§ Data
========

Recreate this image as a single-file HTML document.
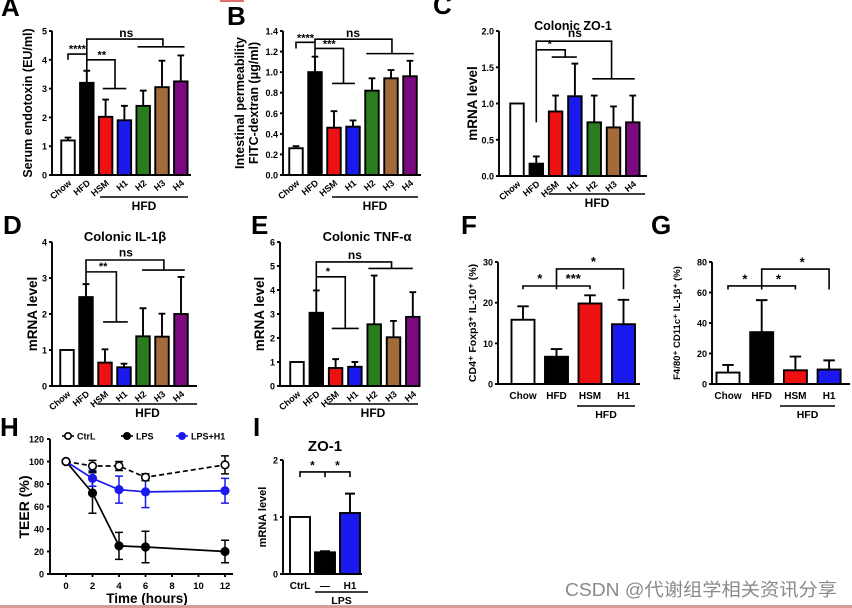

========

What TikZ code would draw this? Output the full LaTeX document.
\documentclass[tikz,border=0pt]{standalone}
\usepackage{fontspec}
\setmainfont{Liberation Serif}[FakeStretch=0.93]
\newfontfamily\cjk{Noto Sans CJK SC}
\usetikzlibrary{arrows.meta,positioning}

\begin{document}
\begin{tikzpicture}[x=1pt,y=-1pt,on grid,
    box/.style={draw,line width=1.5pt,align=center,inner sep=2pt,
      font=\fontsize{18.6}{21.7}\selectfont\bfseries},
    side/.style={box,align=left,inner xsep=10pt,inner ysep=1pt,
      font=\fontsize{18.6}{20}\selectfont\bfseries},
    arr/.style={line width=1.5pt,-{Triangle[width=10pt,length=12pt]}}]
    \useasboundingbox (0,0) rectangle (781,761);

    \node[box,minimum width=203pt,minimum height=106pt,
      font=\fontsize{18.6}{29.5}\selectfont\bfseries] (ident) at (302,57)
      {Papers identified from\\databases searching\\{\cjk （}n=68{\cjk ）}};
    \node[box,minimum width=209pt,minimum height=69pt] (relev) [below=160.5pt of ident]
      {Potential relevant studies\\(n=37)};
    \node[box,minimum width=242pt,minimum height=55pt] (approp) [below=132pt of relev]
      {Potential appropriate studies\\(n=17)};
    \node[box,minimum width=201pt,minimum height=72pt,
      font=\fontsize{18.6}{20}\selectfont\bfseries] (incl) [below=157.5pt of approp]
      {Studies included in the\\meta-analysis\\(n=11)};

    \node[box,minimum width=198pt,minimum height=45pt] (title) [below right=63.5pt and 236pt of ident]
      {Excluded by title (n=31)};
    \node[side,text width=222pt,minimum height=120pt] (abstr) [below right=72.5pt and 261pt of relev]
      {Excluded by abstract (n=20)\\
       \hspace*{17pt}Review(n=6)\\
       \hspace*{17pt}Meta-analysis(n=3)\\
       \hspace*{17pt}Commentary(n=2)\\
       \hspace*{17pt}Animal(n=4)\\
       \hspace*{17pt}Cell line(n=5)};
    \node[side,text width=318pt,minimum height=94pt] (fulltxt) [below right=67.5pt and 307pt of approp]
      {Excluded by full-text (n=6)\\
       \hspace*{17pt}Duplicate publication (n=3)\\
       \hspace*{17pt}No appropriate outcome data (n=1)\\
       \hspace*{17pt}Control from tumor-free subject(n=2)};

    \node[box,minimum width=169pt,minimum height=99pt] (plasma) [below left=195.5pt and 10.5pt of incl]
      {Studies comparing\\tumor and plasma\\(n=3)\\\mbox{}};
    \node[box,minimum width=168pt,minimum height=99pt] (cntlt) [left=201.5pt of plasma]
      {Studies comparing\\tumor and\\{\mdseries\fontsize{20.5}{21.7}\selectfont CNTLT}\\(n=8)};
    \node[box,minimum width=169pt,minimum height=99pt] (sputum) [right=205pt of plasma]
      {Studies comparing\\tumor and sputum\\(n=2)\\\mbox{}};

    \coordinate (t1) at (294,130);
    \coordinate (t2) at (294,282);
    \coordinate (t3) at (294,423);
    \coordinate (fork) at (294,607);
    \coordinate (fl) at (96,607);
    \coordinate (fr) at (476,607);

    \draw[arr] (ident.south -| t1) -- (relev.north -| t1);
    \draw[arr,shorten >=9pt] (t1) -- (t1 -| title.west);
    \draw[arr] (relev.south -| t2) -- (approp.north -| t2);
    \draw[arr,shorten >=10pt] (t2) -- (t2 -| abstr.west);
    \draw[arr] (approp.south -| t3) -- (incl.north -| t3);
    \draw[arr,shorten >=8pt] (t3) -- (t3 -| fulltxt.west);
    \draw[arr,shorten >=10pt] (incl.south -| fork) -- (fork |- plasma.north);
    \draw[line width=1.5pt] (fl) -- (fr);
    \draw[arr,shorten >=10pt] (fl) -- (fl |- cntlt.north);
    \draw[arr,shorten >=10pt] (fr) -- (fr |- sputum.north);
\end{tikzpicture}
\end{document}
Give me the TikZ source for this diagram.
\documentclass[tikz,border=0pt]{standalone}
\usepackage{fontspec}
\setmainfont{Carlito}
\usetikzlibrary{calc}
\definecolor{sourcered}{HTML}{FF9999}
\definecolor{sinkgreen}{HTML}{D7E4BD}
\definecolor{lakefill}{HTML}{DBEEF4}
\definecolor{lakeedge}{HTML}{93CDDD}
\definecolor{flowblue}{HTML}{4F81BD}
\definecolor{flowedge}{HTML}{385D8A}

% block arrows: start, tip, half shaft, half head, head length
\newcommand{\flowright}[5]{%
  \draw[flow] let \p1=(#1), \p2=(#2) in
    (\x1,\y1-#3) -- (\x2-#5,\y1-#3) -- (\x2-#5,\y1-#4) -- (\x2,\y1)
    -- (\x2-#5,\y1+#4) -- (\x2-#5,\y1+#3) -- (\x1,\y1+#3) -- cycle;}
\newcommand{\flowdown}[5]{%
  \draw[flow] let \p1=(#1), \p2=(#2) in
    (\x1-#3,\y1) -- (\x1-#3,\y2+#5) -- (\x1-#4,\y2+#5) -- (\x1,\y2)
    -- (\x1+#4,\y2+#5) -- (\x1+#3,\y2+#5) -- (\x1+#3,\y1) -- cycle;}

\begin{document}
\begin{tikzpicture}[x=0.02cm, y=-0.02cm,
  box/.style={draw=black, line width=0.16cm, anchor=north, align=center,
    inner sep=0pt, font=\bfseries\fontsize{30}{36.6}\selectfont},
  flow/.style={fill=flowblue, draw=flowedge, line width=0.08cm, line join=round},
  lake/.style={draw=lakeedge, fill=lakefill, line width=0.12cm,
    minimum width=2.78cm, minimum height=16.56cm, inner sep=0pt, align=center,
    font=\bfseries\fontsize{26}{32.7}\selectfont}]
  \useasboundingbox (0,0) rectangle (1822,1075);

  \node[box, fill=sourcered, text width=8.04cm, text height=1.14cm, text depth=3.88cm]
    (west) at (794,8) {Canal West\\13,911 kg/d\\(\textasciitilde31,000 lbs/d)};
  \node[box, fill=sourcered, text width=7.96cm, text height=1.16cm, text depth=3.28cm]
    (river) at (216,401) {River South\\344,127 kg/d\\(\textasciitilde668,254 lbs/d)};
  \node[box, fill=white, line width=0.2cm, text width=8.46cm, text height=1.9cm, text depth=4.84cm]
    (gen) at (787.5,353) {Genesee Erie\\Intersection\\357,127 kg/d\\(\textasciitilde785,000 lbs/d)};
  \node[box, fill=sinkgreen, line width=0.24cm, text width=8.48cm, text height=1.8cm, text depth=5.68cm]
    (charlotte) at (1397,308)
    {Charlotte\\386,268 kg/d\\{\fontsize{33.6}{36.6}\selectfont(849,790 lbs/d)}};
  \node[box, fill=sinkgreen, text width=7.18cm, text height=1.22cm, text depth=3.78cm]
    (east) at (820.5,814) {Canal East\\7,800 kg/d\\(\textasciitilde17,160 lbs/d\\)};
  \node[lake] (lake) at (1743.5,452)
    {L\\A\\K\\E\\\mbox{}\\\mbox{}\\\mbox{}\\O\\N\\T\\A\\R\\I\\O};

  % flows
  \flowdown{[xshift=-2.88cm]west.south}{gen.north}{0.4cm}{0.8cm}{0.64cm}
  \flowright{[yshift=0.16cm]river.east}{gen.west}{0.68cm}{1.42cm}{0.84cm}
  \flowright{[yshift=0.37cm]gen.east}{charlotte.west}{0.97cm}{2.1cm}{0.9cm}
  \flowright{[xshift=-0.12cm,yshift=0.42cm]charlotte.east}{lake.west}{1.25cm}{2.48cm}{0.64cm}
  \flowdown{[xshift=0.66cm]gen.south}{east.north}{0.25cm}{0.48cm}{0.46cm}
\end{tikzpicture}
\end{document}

========

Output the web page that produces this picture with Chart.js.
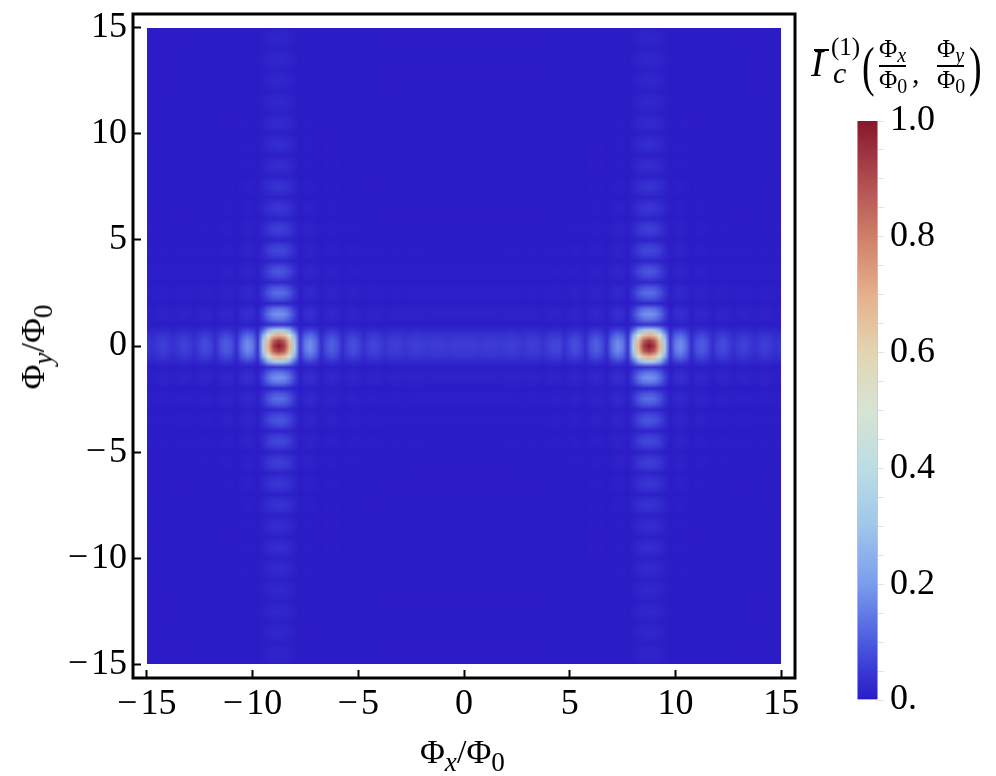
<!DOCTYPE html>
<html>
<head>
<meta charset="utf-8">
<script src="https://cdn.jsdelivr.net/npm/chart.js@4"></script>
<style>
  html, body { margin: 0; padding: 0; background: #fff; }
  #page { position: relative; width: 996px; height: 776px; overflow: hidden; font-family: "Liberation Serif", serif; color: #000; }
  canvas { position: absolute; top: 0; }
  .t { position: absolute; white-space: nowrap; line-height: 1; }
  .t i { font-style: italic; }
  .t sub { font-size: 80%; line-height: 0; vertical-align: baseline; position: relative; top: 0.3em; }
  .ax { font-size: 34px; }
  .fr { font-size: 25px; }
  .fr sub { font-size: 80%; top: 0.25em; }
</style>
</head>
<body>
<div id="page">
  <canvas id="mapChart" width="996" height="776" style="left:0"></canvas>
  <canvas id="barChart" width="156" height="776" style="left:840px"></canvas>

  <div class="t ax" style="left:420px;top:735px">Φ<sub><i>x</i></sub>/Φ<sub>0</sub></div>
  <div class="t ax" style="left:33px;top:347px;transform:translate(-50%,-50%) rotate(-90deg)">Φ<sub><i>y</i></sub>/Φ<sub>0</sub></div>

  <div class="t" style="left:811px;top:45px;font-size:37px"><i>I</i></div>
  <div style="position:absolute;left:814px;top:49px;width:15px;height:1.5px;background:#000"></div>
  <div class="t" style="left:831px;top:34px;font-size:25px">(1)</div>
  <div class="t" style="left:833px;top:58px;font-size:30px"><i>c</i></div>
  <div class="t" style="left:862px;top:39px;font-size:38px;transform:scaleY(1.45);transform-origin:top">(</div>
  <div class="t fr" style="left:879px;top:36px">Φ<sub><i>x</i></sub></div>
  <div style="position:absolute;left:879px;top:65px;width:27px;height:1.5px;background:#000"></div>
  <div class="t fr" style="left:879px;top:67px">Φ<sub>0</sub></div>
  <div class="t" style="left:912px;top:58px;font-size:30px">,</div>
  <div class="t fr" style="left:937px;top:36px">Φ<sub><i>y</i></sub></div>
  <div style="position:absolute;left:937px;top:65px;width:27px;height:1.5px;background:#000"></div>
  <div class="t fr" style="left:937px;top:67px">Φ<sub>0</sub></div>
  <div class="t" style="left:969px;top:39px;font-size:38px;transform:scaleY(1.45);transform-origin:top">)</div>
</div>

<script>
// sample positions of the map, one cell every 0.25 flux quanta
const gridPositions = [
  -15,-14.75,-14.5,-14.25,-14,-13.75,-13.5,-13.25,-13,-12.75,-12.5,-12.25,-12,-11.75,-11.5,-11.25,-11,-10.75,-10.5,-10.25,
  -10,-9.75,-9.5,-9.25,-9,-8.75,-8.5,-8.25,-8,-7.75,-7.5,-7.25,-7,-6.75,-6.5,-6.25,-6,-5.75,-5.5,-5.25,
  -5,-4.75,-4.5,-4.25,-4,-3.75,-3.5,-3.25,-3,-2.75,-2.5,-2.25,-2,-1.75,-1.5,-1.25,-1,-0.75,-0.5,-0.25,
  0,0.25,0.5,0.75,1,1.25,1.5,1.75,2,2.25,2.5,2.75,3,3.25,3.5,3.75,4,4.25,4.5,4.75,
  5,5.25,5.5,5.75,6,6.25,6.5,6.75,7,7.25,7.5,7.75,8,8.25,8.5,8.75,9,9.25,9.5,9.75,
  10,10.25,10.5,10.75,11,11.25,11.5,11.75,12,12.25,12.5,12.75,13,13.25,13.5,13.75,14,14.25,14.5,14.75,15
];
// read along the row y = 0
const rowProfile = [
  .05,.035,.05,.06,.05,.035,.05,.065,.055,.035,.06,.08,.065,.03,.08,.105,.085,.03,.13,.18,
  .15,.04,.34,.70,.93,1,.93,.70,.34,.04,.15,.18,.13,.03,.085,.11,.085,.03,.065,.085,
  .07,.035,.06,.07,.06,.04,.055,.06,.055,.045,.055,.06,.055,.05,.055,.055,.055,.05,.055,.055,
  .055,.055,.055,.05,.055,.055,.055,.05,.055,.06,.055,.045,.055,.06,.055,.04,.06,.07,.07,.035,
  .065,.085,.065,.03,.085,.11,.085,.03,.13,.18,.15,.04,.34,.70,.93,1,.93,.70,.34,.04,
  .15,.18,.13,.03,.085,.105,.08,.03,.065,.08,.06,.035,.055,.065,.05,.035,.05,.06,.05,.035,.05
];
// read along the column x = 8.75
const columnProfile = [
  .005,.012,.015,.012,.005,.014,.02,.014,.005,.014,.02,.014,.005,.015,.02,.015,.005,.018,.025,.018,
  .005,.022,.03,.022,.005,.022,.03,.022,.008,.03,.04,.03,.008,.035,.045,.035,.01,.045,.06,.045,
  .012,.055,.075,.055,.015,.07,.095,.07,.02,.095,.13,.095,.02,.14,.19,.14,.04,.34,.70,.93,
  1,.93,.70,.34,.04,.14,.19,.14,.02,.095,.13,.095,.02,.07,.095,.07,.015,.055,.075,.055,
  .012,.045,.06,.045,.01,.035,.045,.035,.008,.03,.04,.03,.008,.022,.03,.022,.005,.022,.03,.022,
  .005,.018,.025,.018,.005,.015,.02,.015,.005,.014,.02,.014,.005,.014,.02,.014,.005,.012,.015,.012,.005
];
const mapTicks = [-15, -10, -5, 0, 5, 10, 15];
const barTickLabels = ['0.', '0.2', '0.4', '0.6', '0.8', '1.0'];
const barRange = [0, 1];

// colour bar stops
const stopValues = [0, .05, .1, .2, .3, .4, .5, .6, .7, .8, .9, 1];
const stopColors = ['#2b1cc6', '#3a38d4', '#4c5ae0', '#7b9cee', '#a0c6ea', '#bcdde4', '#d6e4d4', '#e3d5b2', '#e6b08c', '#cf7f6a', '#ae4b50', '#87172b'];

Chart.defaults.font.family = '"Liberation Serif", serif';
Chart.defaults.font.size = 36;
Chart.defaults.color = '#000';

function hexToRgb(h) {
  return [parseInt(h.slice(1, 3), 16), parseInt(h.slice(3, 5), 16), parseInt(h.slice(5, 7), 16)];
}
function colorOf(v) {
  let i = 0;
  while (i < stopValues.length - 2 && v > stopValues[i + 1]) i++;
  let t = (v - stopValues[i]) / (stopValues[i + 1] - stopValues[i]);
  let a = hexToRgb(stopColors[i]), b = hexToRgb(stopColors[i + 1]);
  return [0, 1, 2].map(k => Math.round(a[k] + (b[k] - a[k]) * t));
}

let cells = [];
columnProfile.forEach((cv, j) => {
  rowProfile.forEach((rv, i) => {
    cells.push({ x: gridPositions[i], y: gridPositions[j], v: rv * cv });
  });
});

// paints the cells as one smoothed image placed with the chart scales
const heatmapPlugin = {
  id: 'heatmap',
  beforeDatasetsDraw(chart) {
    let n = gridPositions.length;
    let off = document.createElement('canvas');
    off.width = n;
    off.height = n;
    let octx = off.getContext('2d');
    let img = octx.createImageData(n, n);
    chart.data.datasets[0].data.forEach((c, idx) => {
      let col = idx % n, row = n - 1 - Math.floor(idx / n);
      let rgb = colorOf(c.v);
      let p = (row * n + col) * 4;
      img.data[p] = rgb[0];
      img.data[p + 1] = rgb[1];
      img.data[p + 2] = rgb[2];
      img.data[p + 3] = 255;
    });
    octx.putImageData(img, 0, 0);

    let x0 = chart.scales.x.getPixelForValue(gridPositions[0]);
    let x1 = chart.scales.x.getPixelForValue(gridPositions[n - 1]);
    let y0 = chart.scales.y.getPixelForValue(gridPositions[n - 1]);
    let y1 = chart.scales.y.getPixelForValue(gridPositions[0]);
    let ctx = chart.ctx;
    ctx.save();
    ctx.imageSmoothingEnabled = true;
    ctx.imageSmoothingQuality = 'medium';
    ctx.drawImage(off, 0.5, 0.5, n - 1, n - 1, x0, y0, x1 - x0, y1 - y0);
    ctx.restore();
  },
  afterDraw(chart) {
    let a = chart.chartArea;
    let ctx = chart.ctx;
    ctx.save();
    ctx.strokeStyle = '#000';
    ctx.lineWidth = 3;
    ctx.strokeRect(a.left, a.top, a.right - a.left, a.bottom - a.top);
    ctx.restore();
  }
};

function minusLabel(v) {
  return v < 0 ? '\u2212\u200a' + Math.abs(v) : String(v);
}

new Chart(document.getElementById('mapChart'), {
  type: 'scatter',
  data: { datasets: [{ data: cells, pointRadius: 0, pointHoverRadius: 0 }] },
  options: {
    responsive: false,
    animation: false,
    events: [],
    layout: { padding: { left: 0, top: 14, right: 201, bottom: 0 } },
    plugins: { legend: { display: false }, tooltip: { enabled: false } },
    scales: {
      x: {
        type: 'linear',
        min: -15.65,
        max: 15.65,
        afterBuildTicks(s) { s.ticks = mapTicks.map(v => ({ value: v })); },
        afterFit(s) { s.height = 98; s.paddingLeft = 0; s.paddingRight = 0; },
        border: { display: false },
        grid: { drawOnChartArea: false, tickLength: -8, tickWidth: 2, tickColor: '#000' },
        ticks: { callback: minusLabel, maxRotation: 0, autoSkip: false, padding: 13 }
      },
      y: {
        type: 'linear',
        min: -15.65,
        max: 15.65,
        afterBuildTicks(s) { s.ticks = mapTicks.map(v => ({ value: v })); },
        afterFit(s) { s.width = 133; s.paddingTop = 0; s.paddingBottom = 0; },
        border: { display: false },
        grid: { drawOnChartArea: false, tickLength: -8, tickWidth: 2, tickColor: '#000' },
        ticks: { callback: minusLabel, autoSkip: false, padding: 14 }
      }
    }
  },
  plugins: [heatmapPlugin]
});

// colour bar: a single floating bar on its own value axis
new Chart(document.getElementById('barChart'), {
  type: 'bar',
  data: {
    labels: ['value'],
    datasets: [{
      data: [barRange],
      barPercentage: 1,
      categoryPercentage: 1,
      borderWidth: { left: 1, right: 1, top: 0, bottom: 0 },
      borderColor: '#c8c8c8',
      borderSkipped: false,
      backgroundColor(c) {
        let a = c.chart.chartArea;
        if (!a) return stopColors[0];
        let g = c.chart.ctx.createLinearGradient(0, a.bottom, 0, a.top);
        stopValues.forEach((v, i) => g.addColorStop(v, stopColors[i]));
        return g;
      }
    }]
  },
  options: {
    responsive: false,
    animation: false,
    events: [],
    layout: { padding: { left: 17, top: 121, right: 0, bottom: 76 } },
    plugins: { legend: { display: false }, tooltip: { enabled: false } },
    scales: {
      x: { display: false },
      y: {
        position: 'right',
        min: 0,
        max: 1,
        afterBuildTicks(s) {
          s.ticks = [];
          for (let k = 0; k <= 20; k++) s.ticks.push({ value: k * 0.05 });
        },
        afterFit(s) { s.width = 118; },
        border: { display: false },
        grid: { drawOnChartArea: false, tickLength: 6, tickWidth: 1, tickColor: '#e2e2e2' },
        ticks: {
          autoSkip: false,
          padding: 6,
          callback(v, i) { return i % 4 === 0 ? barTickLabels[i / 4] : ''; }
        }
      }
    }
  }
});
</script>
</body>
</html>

========

§ Required task
Print, without alteration, the lines from the line with "Give me the TikZ source for this diagram." to the line with "(0,0) rectangle (1822,1075);". Include both of them, and omit every other line.

§ Completed exercise
Give me the TikZ source for this diagram.
\documentclass[tikz,border=0pt]{standalone}
\usepackage{fontspec}
\setmainfont{Carlito}
\usetikzlibrary{calc}
\definecolor{sourcered}{HTML}{FF9999}
\definecolor{sinkgreen}{HTML}{D7E4BD}
\definecolor{lakefill}{HTML}{DBEEF4}
\definecolor{lakeedge}{HTML}{93CDDD}
\definecolor{flowblue}{HTML}{4F81BD}
\definecolor{flowedge}{HTML}{385D8A}

% block arrows: start, tip, half shaft, half head, head length
\newcommand{\flowright}[5]{%
  \draw[flow] let \p1=(#1), \p2=(#2) in
    (\x1,\y1-#3) -- (\x2-#5,\y1-#3) -- (\x2-#5,\y1-#4) -- (\x2,\y1)
    -- (\x2-#5,\y1+#4) -- (\x2-#5,\y1+#3) -- (\x1,\y1+#3) -- cycle;}
\newcommand{\flowdown}[5]{%
  \draw[flow] let \p1=(#1), \p2=(#2) in
    (\x1-#3,\y1) -- (\x1-#3,\y2+#5) -- (\x1-#4,\y2+#5) -- (\x1,\y2)
    -- (\x1+#4,\y2+#5) -- (\x1+#3,\y2+#5) -- (\x1+#3,\y1) -- cycle;}

\begin{document}
\begin{tikzpicture}[x=0.02cm, y=-0.02cm,
  box/.style={draw=black, line width=0.16cm, anchor=north, align=center,
    inner sep=0pt, font=\bfseries\fontsize{30}{36.6}\selectfont},
  flow/.style={fill=flowblue, draw=flowedge, line width=0.08cm, line join=round},
  lake/.style={draw=lakeedge, fill=lakefill, line width=0.12cm,
    minimum width=2.78cm, minimum height=16.56cm, inner sep=0pt, align=center,
    font=\bfseries\fontsize{26}{32.7}\selectfont}]
  \useasboundingbox (0,0) rectangle (1822,1075);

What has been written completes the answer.